>> Start DATA EXTRACT

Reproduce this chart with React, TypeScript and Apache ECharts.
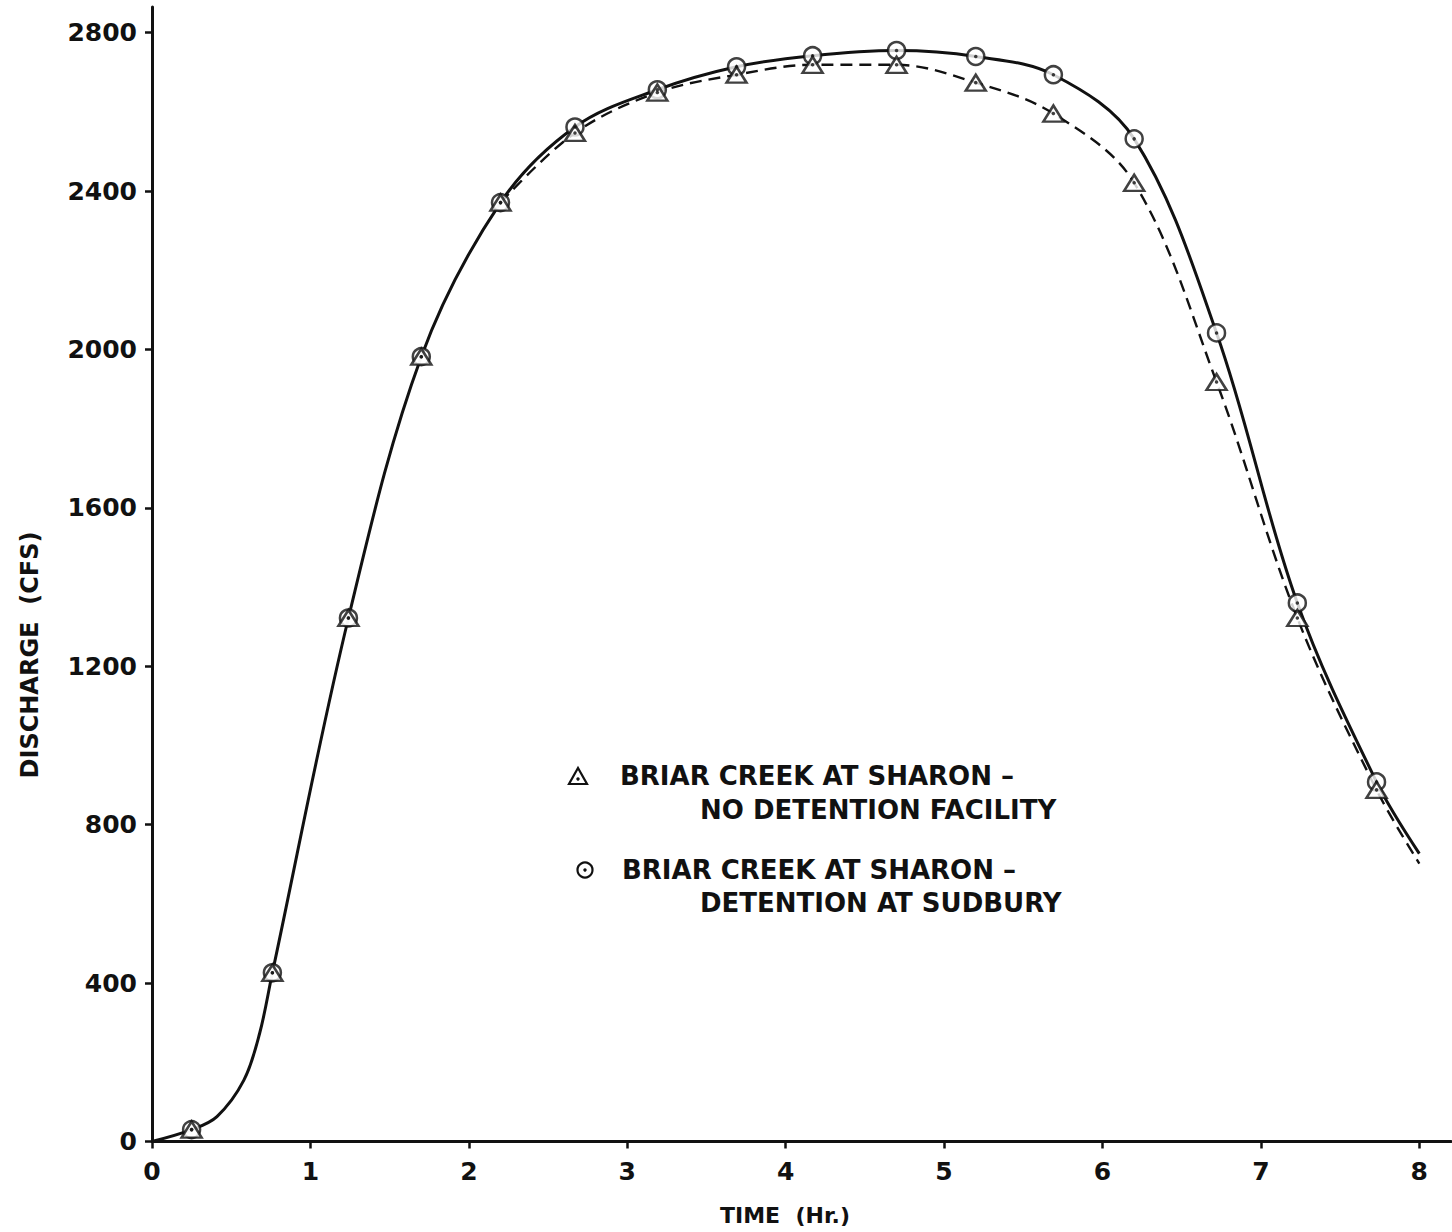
import React, { useEffect, useRef } from "react";
import * as echarts from "echarts";

const markerHours = [0.25, 0.76, 1.24, 1.7, 2.2, 2.67, 3.19, 3.69, 4.17, 4.7, 5.2, 5.69, 6.2, 6.72, 7.23, 7.73];
const noDetention = [30, 426, 1322, 1982, 2371, 2547, 2649, 2694, 2719, 2719, 2674, 2596, 2421, 1918, 1322, 888];
const detention = [30, 426, 1322, 1982, 2371, 2562, 2656, 2714, 2742, 2755, 2740, 2694, 2532, 2042, 1360, 908];

// Curves as drawn
const solidCurveHours = [0, 0.25, 0.41, 0.58, 0.68, 0.76, 1.24, 1.7, 2.2, 2.67, 3.19, 3.69, 4.17, 4.7, 5.2, 5.69, 6.2, 6.72, 7.23, 7.73, 8];
const solidCurve = [0, 30, 63, 155, 274, 426, 1322, 1982, 2371, 2562, 2656, 2714, 2742, 2755, 2740, 2694, 2532, 2042, 1360, 908, 727];
const dashedCurveHours = [2.2, 2.67, 3.19, 3.69, 4.17, 4.7, 5.2, 5.69, 6.2, 6.72, 7.23, 7.73, 8];
const dashedCurve = [2371, 2547, 2649, 2694, 2719, 2719, 2674, 2596, 2421, 1918, 1322, 888, 702];

const xTicks = [0, 1, 2, 3, 4, 5, 6, 7, 8];
const yTicks = [0, 400, 800, 1200, 1600, 2000, 2400, 2800];

const FONT = "DejaVu Sans";
const INK = "#111";

export default function App() {
  const ref = useRef<HTMLDivElement>(null);
  useEffect(() => {
    const chart = echarts.init(ref.current!, null, { renderer: "svg" });
    const zip = (xs: number[], ys: number[]) => xs.map((x, i) => [x, ys[i]]);
    const labelStyle = { fontFamily: FONT, fontWeight: "bold" as const, fontSize: 25, color: INK };
    const legendFont = `bold 26px '${FONT}'`;
    chart.setOption({
      animation: false,
      backgroundColor: "#fff",
      grid: { left: 152, top: 7, width: 1299, bottom: 90.5 },
      xAxis: {
        type: "value",
        min: 0,
        max: 8.2,
        axisLine: { lineStyle: { color: INK, width: 3 } },
        axisTick: { show: true, length: 7, lineStyle: { color: INK, width: 2.5 }, customValues: xTicks },
        axisLabel: { ...labelStyle, margin: 17, customValues: xTicks, formatter: (v: number) => String(v) },
        splitLine: { show: false },
      },
      yAxis: {
        type: "value",
        min: 0,
        max: 2865,
        axisLine: { show: true, lineStyle: { color: INK, width: 3 } },
        axisTick: { show: true, length: 7, lineStyle: { color: INK, width: 2.5 }, customValues: yTicks },
        axisLabel: { ...labelStyle, margin: 15, customValues: yTicks, formatter: (v: number) => String(v) },
        splitLine: { show: false },
      },
      series: [
        {
          name: "curve-detention",
          type: "line",
          data: zip(solidCurveHours, solidCurve),
          smooth: 0.35,
          showSymbol: false,
          lineStyle: { color: INK, width: 3 },
          z: 2,
        },
        {
          name: "curve-no-detention",
          type: "line",
          data: zip(dashedCurveHours, dashedCurve),
          smooth: 0.35,
          showSymbol: false,
          lineStyle: { color: INK, width: 2.4, type: [12, 7] },
          z: 2,
        },
        {
          name: "BRIAR CREEK AT SHARON - DETENTION AT SUDBURY",
          type: "scatter",
          data: zip(markerHours, detention),
          symbol: "circle",
          symbolSize: 17,
          itemStyle: { color: "#fff", borderColor: INK, borderWidth: 2.5 },
          z: 4,
        },
        {
          name: "BRIAR CREEK AT SHARON - NO DETENTION FACILITY",
          type: "scatter",
          data: zip(markerHours, noDetention),
          symbol: "triangle",
          symbolSize: [20, 16],
          itemStyle: { color: "#fff", borderColor: INK, borderWidth: 2.5 },
          z: 5,
        },
        {
          name: "dots",
          type: "scatter",
          data: [...zip(markerHours, noDetention), ...zip(markerHours, detention)],
          symbol: "circle",
          symbolSize: 3.5,
          itemStyle: { color: INK },
          z: 6,
          silent: true,
        },
      ],
      graphic: [
        {
          type: "text",
          x: 30,
          y: 655,
          rotation: Math.PI / 2,
          style: { text: "DISCHARGE  (CFS)", fill: INK, font: `bold 24px '${FONT}'`, textAlign: "center", textVerticalAlign: "middle" },
        },
        {
          type: "text",
          x: 785,
          y: 1215,
          style: { text: "TIME  (Hr.)", fill: INK, font: `bold 22px '${FONT}'`, textAlign: "center", textVerticalAlign: "middle" },
        },
        {
          type: "polygon",
          shape: { points: [[569, 784], [587, 784], [578, 768]] },
          style: { fill: "#fff", stroke: INK, lineWidth: 2.2 },
        },
        { type: "circle", shape: { cx: 578, cy: 779, r: 1.7 }, style: { fill: INK } },
        { type: "circle", shape: { cx: 585, cy: 870, r: 7.5 }, style: { fill: "#fff", stroke: INK, lineWidth: 2.2 } },
        { type: "circle", shape: { cx: 585, cy: 870, r: 1.7 }, style: { fill: INK } },
        {
          type: "text",
          x: 620,
          y: 776,
          style: { text: "BRIAR CREEK AT SHARON –", fill: INK, font: legendFont, textAlign: "left", textVerticalAlign: "middle" },
        },
        {
          type: "text",
          x: 700,
          y: 810,
          style: { text: "NO DETENTION FACILITY", fill: INK, font: legendFont, textAlign: "left", textVerticalAlign: "middle" },
        },
        {
          type: "text",
          x: 622,
          y: 870,
          style: { text: "BRIAR CREEK AT SHARON –", fill: INK, font: legendFont, textAlign: "left", textVerticalAlign: "middle" },
        },
        {
          type: "text",
          x: 700,
          y: 903,
          style: { text: "DETENTION AT SUDBURY", fill: INK, font: legendFont, textAlign: "left", textVerticalAlign: "middle" },
        },
      ],
    });
    return () => chart.dispose();
  }, []);
  return (
    <div
      ref={ref}
      style={{ position: "fixed", left: 0, top: 0, width: 1452, height: 1232, background: "#fff" }}
    />
  );
}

>> End DATA EXTRACT

Set the data above down again exactly as given, with no pictures.

Reproduce this chart with React, TypeScript and Apache ECharts.
import React, { useEffect, useRef } from "react";
import * as echarts from "echarts";

const markerHours = [0.25, 0.76, 1.24, 1.7, 2.2, 2.67, 3.19, 3.69, 4.17, 4.7, 5.2, 5.69, 6.2, 6.72, 7.23, 7.73];
const noDetention = [30, 426, 1322, 1982, 2371, 2547, 2649, 2694, 2719, 2719, 2674, 2596, 2421, 1918, 1322, 888];
const detention = [30, 426, 1322, 1982, 2371, 2562, 2656, 2714, 2742, 2755, 2740, 2694, 2532, 2042, 1360, 908];

// Curves as drawn
const solidCurveHours = [0, 0.25, 0.41, 0.58, 0.68, 0.76, 1.24, 1.7, 2.2, 2.67, 3.19, 3.69, 4.17, 4.7, 5.2, 5.69, 6.2, 6.72, 7.23, 7.73, 8];
const solidCurve = [0, 30, 63, 155, 274, 426, 1322, 1982, 2371, 2562, 2656, 2714, 2742, 2755, 2740, 2694, 2532, 2042, 1360, 908, 727];
const dashedCurveHours = [2.2, 2.67, 3.19, 3.69, 4.17, 4.7, 5.2, 5.69, 6.2, 6.72, 7.23, 7.73, 8];
const dashedCurve = [2371, 2547, 2649, 2694, 2719, 2719, 2674, 2596, 2421, 1918, 1322, 888, 702];

const xTicks = [0, 1, 2, 3, 4, 5, 6, 7, 8];
const yTicks = [0, 400, 800, 1200, 1600, 2000, 2400, 2800];

const FONT = "DejaVu Sans";
const INK = "#111";

export default function App() {
  const ref = useRef<HTMLDivElement>(null);
  useEffect(() => {
    const chart = echarts.init(ref.current!, null, { renderer: "svg" });
    const zip = (xs: number[], ys: number[]) => xs.map((x, i) => [x, ys[i]]);
    const labelStyle = { fontFamily: FONT, fontWeight: "bold" as const, fontSize: 25, color: INK };
    const legendFont = `bold 26px '${FONT}'`;
    chart.setOption({
      animation: false,
      backgroundColor: "#fff",
      grid: { left: 152, top: 7, width: 1299, bottom: 90.5 },
      xAxis: {
        type: "value",
        min: 0,
        max: 8.2,
        axisLine: { lineStyle: { color: INK, width: 3 } },
        axisTick: { show: true, length: 7, lineStyle: { color: INK, width: 2.5 }, customValues: xTicks },
        axisLabel: { ...labelStyle, margin: 17, customValues: xTicks, formatter: (v: number) => String(v) },
        splitLine: { show: false },
      },
      yAxis: {
        type: "value",
        min: 0,
        max: 2865,
        axisLine: { show: true, lineStyle: { color: INK, width: 3 } },
        axisTick: { show: true, length: 7, lineStyle: { color: INK, width: 2.5 }, customValues: yTicks },
        axisLabel: { ...labelStyle, margin: 15, customValues: yTicks, formatter: (v: number) => String(v) },
        splitLine: { show: false },
      },
      series: [
        {
          name: "curve-detention",
          type: "line",
          data: zip(solidCurveHours, solidCurve),
          smooth: 0.35,
          showSymbol: false,
          lineStyle: { color: INK, width: 3 },
          z: 2,
        },
        {
          name: "curve-no-detention",
          type: "line",
          data: zip(dashedCurveHours, dashedCurve),
          smooth: 0.35,
          showSymbol: false,
          lineStyle: { color: INK, width: 2.4, type: [12, 7] },
          z: 2,
        },
        {
          name: "BRIAR CREEK AT SHARON - DETENTION AT SUDBURY",
          type: "scatter",
          data: zip(markerHours, detention),
          symbol: "circle",
          symbolSize: 17,
          itemStyle: { color: "#fff", borderColor: INK, borderWidth: 2.5 },
          z: 4,
        },
        {
          name: "BRIAR CREEK AT SHARON - NO DETENTION FACILITY",
          type: "scatter",
          data: zip(markerHours, noDetention),
          symbol: "triangle",
          symbolSize: [20, 16],
          itemStyle: { color: "#fff", borderColor: INK, borderWidth: 2.5 },
          z: 5,
        },
        {
          name: "dots",
          type: "scatter",
          data: [...zip(markerHours, noDetention), ...zip(markerHours, detention)],
          symbol: "circle",
          symbolSize: 3.5,
          itemStyle: { color: INK },
          z: 6,
          silent: true,
        },
      ],
      graphic: [
        {
          type: "text",
          x: 30,
          y: 655,
          rotation: Math.PI / 2,
          style: { text: "DISCHARGE  (CFS)", fill: INK, font: `bold 24px '${FONT}'`, textAlign: "center", textVerticalAlign: "middle" },
        },
        {
          type: "text",
          x: 785,
          y: 1215,
          style: { text: "TIME  (Hr.)", fill: INK, font: `bold 22px '${FONT}'`, textAlign: "center", textVerticalAlign: "middle" },
        },
        {
          type: "polygon",
          shape: { points: [[569, 784], [587, 784], [578, 768]] },
          style: { fill: "#fff", stroke: INK, lineWidth: 2.2 },
        },
        { type: "circle", shape: { cx: 578, cy: 779, r: 1.7 }, style: { fill: INK } },
        { type: "circle", shape: { cx: 585, cy: 870, r: 7.5 }, style: { fill: "#fff", stroke: INK, lineWidth: 2.2 } },
        { type: "circle", shape: { cx: 585, cy: 870, r: 1.7 }, style: { fill: INK } },
        {
          type: "text",
          x: 620,
          y: 776,
          style: { text: "BRIAR CREEK AT SHARON –", fill: INK, font: legendFont, textAlign: "left", textVerticalAlign: "middle" },
        },
        {
          type: "text",
          x: 700,
          y: 810,
          style: { text: "NO DETENTION FACILITY", fill: INK, font: legendFont, textAlign: "left", textVerticalAlign: "middle" },
        },
        {
          type: "text",
          x: 622,
          y: 870,
          style: { text: "BRIAR CREEK AT SHARON –", fill: INK, font: legendFont, textAlign: "left", textVerticalAlign: "middle" },
        },
        {
          type: "text",
          x: 700,
          y: 903,
          style: { text: "DETENTION AT SUDBURY", fill: INK, font: legendFont, textAlign: "left", textVerticalAlign: "middle" },
        },
      ],
    });
    return () => chart.dispose();
  }, []);
  return (
    <div
      ref={ref}
      style={{ position: "fixed", left: 0, top: 0, width: 1452, height: 1232, background: "#fff" }}
    />
  );
}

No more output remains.